Emma Ridgway, who curated the exhibition, said that Ms. Woolcock has been consistently ahead of the curve: “She’s groundbreaking in moving between different communities — both social classes and art disciplines,” Ms. Ridgway said. “And she does so with intense empathy and passion.”
In a large room of the gallery, the hip-hop video is projected on a huge screen — part of a diptych entitled “Dreaming Spires.” One film features a group of university students in tuxedos and gowns, who drift nonchalantly through the center of town accompanied by lush choral music. The other was made in collaboration with two young hip-hop artists she saw performing in a deprived housing project only a few miles away.

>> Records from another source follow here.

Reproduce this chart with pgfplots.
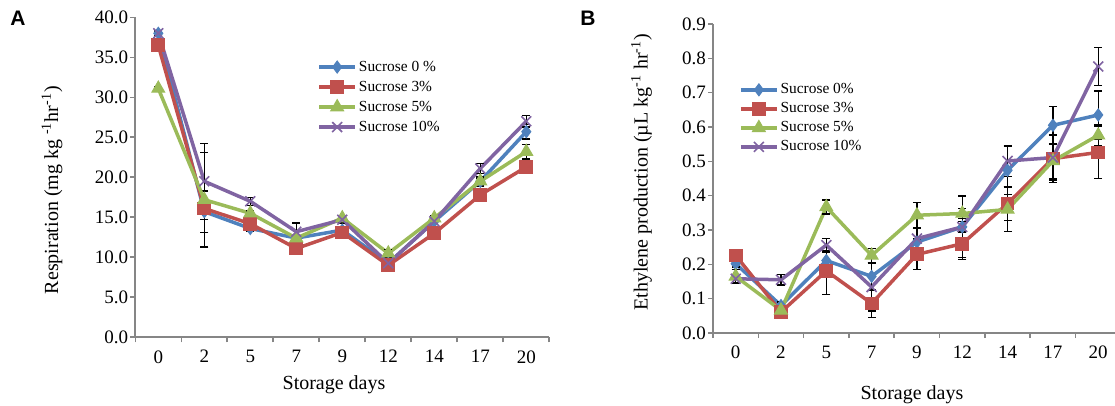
\documentclass[border=0pt]{standalone}
\usepackage{pgfplots}
\pgfplotsset{compat=1.18}
\usepackage{pgfplotstable}
\usepackage{fontspec}
\setmainfont{Liberation Serif}
\newfontfamily\arial{Liberation Sans}

\definecolor{xblue}{HTML}{4F81BD}
\definecolor{xred}{HTML}{C0504D}
\definecolor{xgreen}{HTML}{9BBB59}
\definecolor{xpurple}{HTML}{8064A2}
\definecolor{axgray}{HTML}{868686}

% respiration (mg/kg/hr), x = category index 0..8
\pgfplotstableread{
i  s0    e0   s3    e3   s5    e5   s10   e10
0  38.0  0.3  36.5  0.4  31.1  0.2  38.0  0.3
1  15.7  2.6  16.1  0.5  17.2  5.9  19.5  4.75
2  13.6  0.3  14.2  0.3  15.5  0.3  17.0  0.5
3  12.4  0.4  11.1  0.3  12.4  0.3  13.2  1.1
4  13.4  0.4  13.1  0.6  14.9  0.3  14.7  0.4
5  9.25  0.4  9.0   0.3  10.5  0.5  9.25  0.5
6  14.5  0.3  13.0  0.3  14.9  0.3  14.5  0.4
7  19.5  0.6  17.8  0.4  19.5  0.4  21.1  0.6
8  25.7  0.9  21.3  0.4  23.2  0.9  27.0  0.7
}\resp

% ethylene production (uL/kg/hr)
\pgfplotstableread{
i  s0     e0     s3     e3     s5     e5     s10    e10
0  0.202  0.010  0.226  0.010  0.165  0.020  0.158  0.010
1  0.080  0.010  0.061  0.010  0.066  0.010  0.155  0.015
2  0.211  0.030  0.181  0.068  0.367  0.020  0.256  0.020
3  0.165  0.040  0.086  0.040  0.226  0.020  0.134  0.070
4  0.265  0.040  0.229  0.045  0.343  0.037  0.275  0.030
5  0.309  0.090  0.260  0.045  0.348  0.015  0.309  0.015
6  0.474  0.070  0.377  0.050  0.360  0.065  0.501  0.045
7  0.605  0.055  0.508  0.070  0.501  0.050  0.511  0.065
8  0.635  0.070  0.526  0.076  0.576  0.030  0.776  0.055
}\ethy

\pgfplotsset{
    xlchart/.style={
            scale only axis,
            clip=false,
            axis x line*=bottom,
            axis y line*=left,
            axis line style={draw=axgray, line width=1pt},
            tick align=outside,
            major tick length=2.5pt,
            tick style={draw=axgray, line width=0.8pt},
            xmin=-0.5,
            xtick={-0.5,0.5,...,8.5},
            xticklabels={},
            extra x ticks={0,1,2,3,4,5,6,7,8},
            extra x tick labels={0,2,5,7,9,12,14,17,20},
            extra x tick style={major tick length=0pt, grid=none},
            tick label style={font=\fontsize{9.5}{10}\selectfont},
            xticklabel style={yshift=-3pt},
            yticklabel style={xshift=2.5pt, /pgf/number format/.cd, fixed, fixed zerofill, precision=1, assume math mode=true},
            label style={font=\fontsize{10}{12}\selectfont},
            legend cell align=left,
            legend style={draw=none, fill=none, inner sep=0pt,
                    font=\fontsize{7.7}{9}\selectfont,
                    nodes={inner ysep=1.5pt, inner xsep=1pt, text height=5.5pt, text depth=1.5pt}},
            legend image code/.code={
                    \draw[mark repeat=2, mark phase=2, #1] plot coordinates {(0pt,0pt) (9pt,0pt) (18pt,0pt)};},
        },
    sblue/.style={xblue, line width=1.75pt, mark=diamond*, mark size=3pt, mark options={fill=xblue, draw=xblue, line width=0.5pt}},
    sred/.style={xred, line width=1.75pt, mark=square*, mark size=3.2pt, mark options={fill=xred, draw=xred, line width=0.5pt}},
    sgreen/.style={xgreen, line width=1.75pt, mark=triangle*, mark size=3.7pt, mark options={fill=xgreen, draw=xgreen, line width=0.5pt}},
    spurple/.style={xpurple, line width=1.75pt, mark=x, mark size=3.5pt, mark options={draw=xpurple, line width=0.8pt}},
    ebars/.style={error bars/.cd, y dir=both, y explicit,
            error bar style={black, line width=0.65pt},
            error mark options={black, rotate=90, mark size=2pt, line width=0.65pt}},
}

\begin{document}
\begin{tikzpicture}
\path[use as bounding box] (0,0) rectangle (557.5pt,-203pt);

\node[font=\arial\bfseries\fontsize{10.5}{12}\selectfont] at (9pt,-9.2pt) {A};
\node[font=\arial\bfseries\fontsize{10.5}{12}\selectfont] at (294pt,-9.2pt) {B};

\begin{axis}[
        xlchart,
        at={(67.65pt,-168.65pt)}, anchor=south west,
        width=207pt, height=160pt,
        xmax=8.5,
        ymin=0, ymax=40,
        ytick={0,5,10,15,20,25,30,35,40},
        xlabel={Storage days},
        ylabel={Respiration (mg kg \textsuperscript{-1}hr\textsuperscript{-1})},
        xlabel style={at={(axis description cs:0.48,-0.149)}, anchor=center},
        ylabel style={at={(axis description cs:-0.201,0.46)}, anchor=center},
        legend style={at={(axis description cs:0.439,0.877)}, anchor=north west},
    ]
    \addplot[sblue, ebars] table[x=i, y=s0, y error=e0] {\resp};
    \addlegendentry{Sucrose 0 \%}
    \addplot[sred, ebars] table[x=i, y=s3, y error=e3] {\resp};
    \addlegendentry{Sucrose 3\%}
    \addplot[sgreen, ebars] table[x=i, y=s5, y error=e5] {\resp};
    \addlegendentry{Sucrose 5\%}
    \addplot[spurple, ebars] table[x=i, y=s10, y error=e10] {\resp};
    \addlegendentry{Sucrose 10\%}
\end{axis}

\begin{axis}[
        xlchart,
        at={(356.5pt,-166.5pt)}, anchor=south west,
        width=201pt, height=154.5pt,
        xmax=8.37,
        ymin=0, ymax=0.9,
        ytick={0,0.1,0.2,0.3,0.4,0.5,0.6,0.7,0.8,0.9},
        xlabel={Storage days},
        ylabel={Ethylene production (µL kg\textsuperscript{-1} hr\textsuperscript{-1})},
        xlabel style={at={(axis description cs:0.495,-0.2)}, anchor=center},
        ylabel style={at={(axis description cs:-0.178,0.52)}, anchor=center},
        legend style={at={(axis description cs:0.064,0.819)}, anchor=north west,
                nodes={inner ysep=1.25pt}},
    ]
    \addplot[sblue, ebars] table[x=i, y=s0, y error=e0] {\ethy};
    \addlegendentry{Sucrose 0\%}
    \addplot[sred, ebars] table[x=i, y=s3, y error=e3] {\ethy};
    \addlegendentry{Sucrose 3\%}
    \addplot[sgreen, ebars] table[x=i, y=s5, y error=e5] {\ethy};
    \addlegendentry{Sucrose 5\%}
    \addplot[spurple, ebars] table[x=i, y=s10, y error=e10] {\ethy};
    \addlegendentry{Sucrose 10\%}
\end{axis}
\end{tikzpicture}
\end{document}
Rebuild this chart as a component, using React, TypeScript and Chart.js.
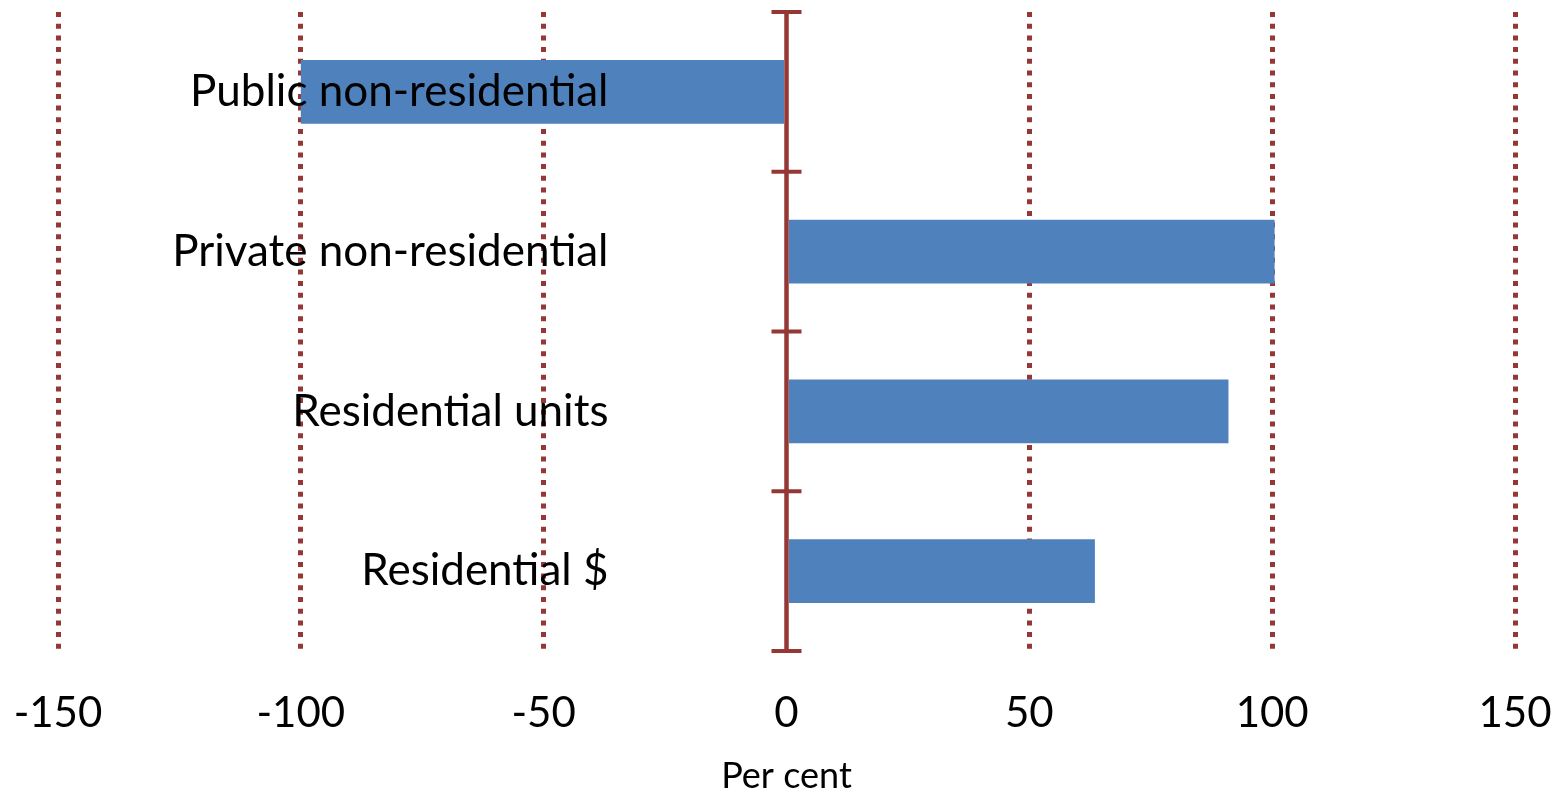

The musicians wrote their own lyrics; one, Samuel Mansell, who performs under the name DeSide, said in an interview that their aim was to show what Oxford really looked like. “People get off the bus, they do the Harry Potter tour, they don’t see the homeless people beneath their feet, the underground culture of the city,” he said. “What’s poignant about Oxford is the difference.”
The inequalities here are particularly stark: while house prices in Oxford are some of the highest in Britain, a quarter of children live beneath the poverty line. After a decade of government belt-tightening and austerity, the city is ranked the second-most unequal in the country. (The most unequal is that other historic university city, Cambridge.) A United Nations expert on extreme poverty recently delivered a damning report on conditions in Britain, the world’s fifth-richest country.
Ms. Woolcock insisted she didn’t want to preach: She sees herself as an artist, not an activist. “I just think it’s quite an impoverished existence we all live, if we’re unaware of each other’s realities,” she said.
And she added that although Britain seemed to be more socially and economically divided by the day, she remained optimistic: Her experience of working with people from different communities showed her that art could forge its own connections.
“People are perfectly capable of speaking for themselves,” she said. “All you need to do is listen.”